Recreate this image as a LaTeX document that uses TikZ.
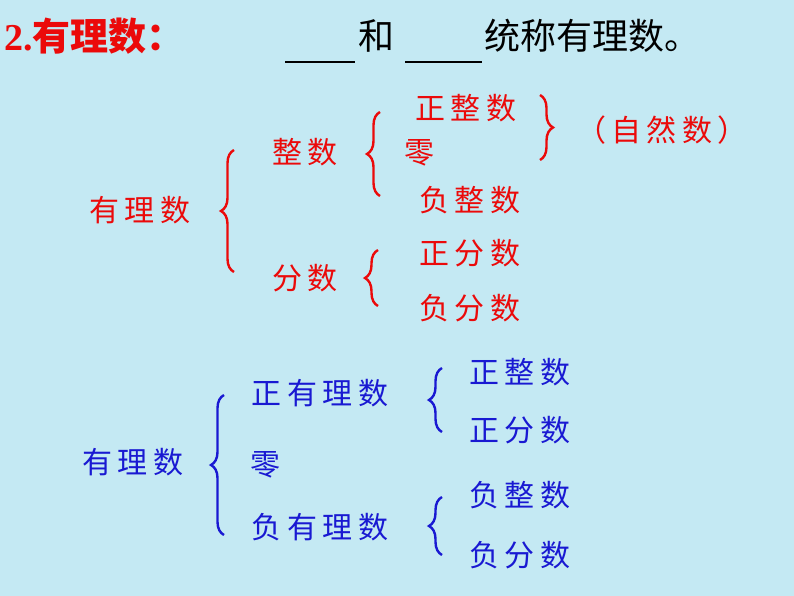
\documentclass[tikz,border=0pt]{standalone}
\usepackage{fontspec}
\setmainfont{Liberation Serif}
\newfontfamily\cjk[LetterSpace=18]{Noto Sans CJK SC}
\newfontfamily\cjkt{Noto Sans CJK SC}
\usetikzlibrary{decorations.pathreplacing}
\definecolor{bg}{RGB}{196,233,243}
\definecolor{rd}{RGB}{235,10,10}
\definecolor{bl}{RGB}{25,25,210}
\begin{document}
\begin{tikzpicture}[x=1pt,y=-1pt,
 t/.style={font=\cjk\fontsize{30}{32}\selectfont,inner sep=0},
 r/.style={t,text=rd}, b/.style={t,text=bl},
 br/.style={draw=#1,line width=2.4pt,decorate,decoration={brace,amplitude=13pt,mirror}},
 brr/.style={draw=#1,line width=2.4pt,decorate,decoration={brace,amplitude=13pt}}]
\fill[bg] (0,0) rectangle (794,596);
\useasboundingbox (0,0) rectangle (794,596);
\node[anchor=west,text=rd,font=\bfseries\fontsize{38}{40}\selectfont,inner sep=0] (h1) at (4,36) {2.{\cjkt 有理数：}};
\draw[line width=1.5pt] (285,62) -- (355,62);
\node[t,anchor=west,font=\cjkt\fontsize{36}{38}\selectfont] (he) at (358,36) {和};
\draw[line width=1.5pt] (405,62) -- (482,62);
\node[t,anchor=west,font=\cjkt\fontsize{36}{38}\selectfont] (h2) at (484,36) {统称有理数。};
% red
\node[r] (q) at (140,210) {有理数};
\node[r] (z) at (305,152) {整数};
\node[r] (f) at (305,278) {分数};
\node[r] (pz) at (466,108) {正整数};
\node[r,anchor=west] (zero) at (404,153) {零};
\node[r] (nz) at (470,200) {负整数};
\node[r] (pf) at (470,253) {正分数};
\node[r] (nf) at (470,308) {负分数};
\node[r] (nat) at (662,130) {（自然数）};
\draw[br=rd] (234,150) -- (234,272);
\draw[br=rd] (380,112) -- (380,196);
\draw[br=rd] (378,250) -- (378,306);
\draw[brr=rd] (540,95) -- (540,160);
% blue
\node[b] (bq) at (133,462) {有理数};
\node[b] (pq) at (320,393) {正有理数};
\node[b,anchor=west] (bzero) at (250,465) {零};
\node[b] (nq) at (320,527) {负有理数};
\node[b] (bpz) at (520,372) {正整数};
\node[b] (bpf) at (520,430) {正分数};
\node[b] (bnz) at (520,495) {负整数};
\node[b] (bnf) at (520,555) {负分数};
\draw[br=bl] (224,395) -- (224,535);
\draw[br=bl] (442,368) -- (442,432);
\draw[br=bl] (442,497) -- (442,555);
\end{tikzpicture}
\end{document}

▬▬▬

(To be done) Copy out each line exactly, without the pictures.

(Exercise solution)
Recreate this image as a LaTeX document that uses TikZ.
\documentclass[tikz,border=0pt]{standalone}
\usepackage{fontspec}
\setmainfont{Liberation Serif}
\newfontfamily\cjk[LetterSpace=18]{Noto Sans CJK SC}
\newfontfamily\cjkt{Noto Sans CJK SC}
\usetikzlibrary{decorations.pathreplacing}
\definecolor{bg}{RGB}{196,233,243}
\definecolor{rd}{RGB}{235,10,10}
\definecolor{bl}{RGB}{25,25,210}
\begin{document}
\begin{tikzpicture}[x=1pt,y=-1pt,
 t/.style={font=\cjk\fontsize{30}{32}\selectfont,inner sep=0},
 r/.style={t,text=rd}, b/.style={t,text=bl},
 br/.style={draw=#1,line width=2.4pt,decorate,decoration={brace,amplitude=13pt,mirror}},
 brr/.style={draw=#1,line width=2.4pt,decorate,decoration={brace,amplitude=13pt}}]
\fill[bg] (0,0) rectangle (794,596);
\useasboundingbox (0,0) rectangle (794,596);
\node[anchor=west,text=rd,font=\bfseries\fontsize{38}{40}\selectfont,inner sep=0] (h1) at (4,36) {2.{\cjkt 有理数：}};
\draw[line width=1.5pt] (285,62) -- (355,62);
\node[t,anchor=west,font=\cjkt\fontsize{36}{38}\selectfont] (he) at (358,36) {和};
\draw[line width=1.5pt] (405,62) -- (482,62);
\node[t,anchor=west,font=\cjkt\fontsize{36}{38}\selectfont] (h2) at (484,36) {统称有理数。};
% red
\node[r] (q) at (140,210) {有理数};
\node[r] (z) at (305,152) {整数};
\node[r] (f) at (305,278) {分数};
\node[r] (pz) at (466,108) {正整数};
\node[r,anchor=west] (zero) at (404,153) {零};
\node[r] (nz) at (470,200) {负整数};
\node[r] (pf) at (470,253) {正分数};
\node[r] (nf) at (470,308) {负分数};
\node[r] (nat) at (662,130) {（自然数）};
\draw[br=rd] (234,150) -- (234,272);
\draw[br=rd] (380,112) -- (380,196);
\draw[br=rd] (378,250) -- (378,306);
\draw[brr=rd] (540,95) -- (540,160);
% blue
\node[b] (bq) at (133,462) {有理数};
\node[b] (pq) at (320,393) {正有理数};
\node[b,anchor=west] (bzero) at (250,465) {零};
\node[b] (nq) at (320,527) {负有理数};
\node[b] (bpz) at (520,372) {正整数};
\node[b] (bpf) at (520,430) {正分数};
\node[b] (bnz) at (520,495) {负整数};
\node[b] (bnf) at (520,555) {负分数};
\draw[br=bl] (224,395) -- (224,535);
\draw[br=bl] (442,368) -- (442,432);
\draw[br=bl] (442,497) -- (442,555);
\end{tikzpicture}
\end{document}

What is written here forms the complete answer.